With the end-user driven service level requirements defined, IT staff may then set up appropriate monitoring to ensure that those requirements are met. Technologies such as end-user monitoring may be employed to measure application end user experience, which eliminate any guesswork to gauge whether the applications are working. In the example above, the IT staff might want to define synthetic transactions using a specially designed tool that is appropriate for the e-commerce application to simulate end users logging onto the website, browsing the catalog, placing items on shopping carts, and checking out. The IT staff may also define thresholds against these end-user measurements so that they can be notified proactively if application performance or availability degrades. In fact, in contrast to traditional systems management, the IT staff may rely primarily on these notifications instead of component level notifications to manage the applications, as notifications from these end-user oriented measurements provide much more accurate views on the health of the applications according to the way that end users see them.



Picture: Business Process Availability Report

Besides end user monitoring, another key enabler for the top-down approach is the mapping of business processes to the underlying components that the applications rely on.
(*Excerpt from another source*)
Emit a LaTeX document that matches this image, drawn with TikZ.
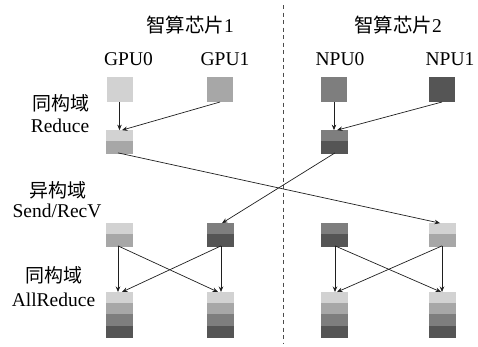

These mappings connect the end-user perspective with the underlying technology components, and enable quicker problem isolations and more accurate impact analysis when a problem is detected by end-user monitoring. The technology that facilitates this mapping is the configuration management database (CMDB). The CMDB should be the integrated foundation of any modern application management tool, as it keeps track of not only the list of components that support an application, but also the relationships amongst these components and the changes that are made to them. Not all CMDBs were created equal! Most CMDBs provide facilities for defining new and custom types of Configuration Information (CI) so you can grab CIs that are unknown to the CMDB. This is necessary but not sufficient. A CMDB must come out-of-the-box ready to collect as much about your application environment as the infrastructure they were built on. If you are expecting to have to feed your CMDB specific instructions on how to collect CIs on your business critical applications, you should be prepared to dedicate a significant amount of your administrators’ time for defining and maintaining these CIs.

In the example above, the e-commerce processes may be mapped to the front end load balancer, the firewall, the web server, the application server, the database server, and the network switches and routers that connect everything together.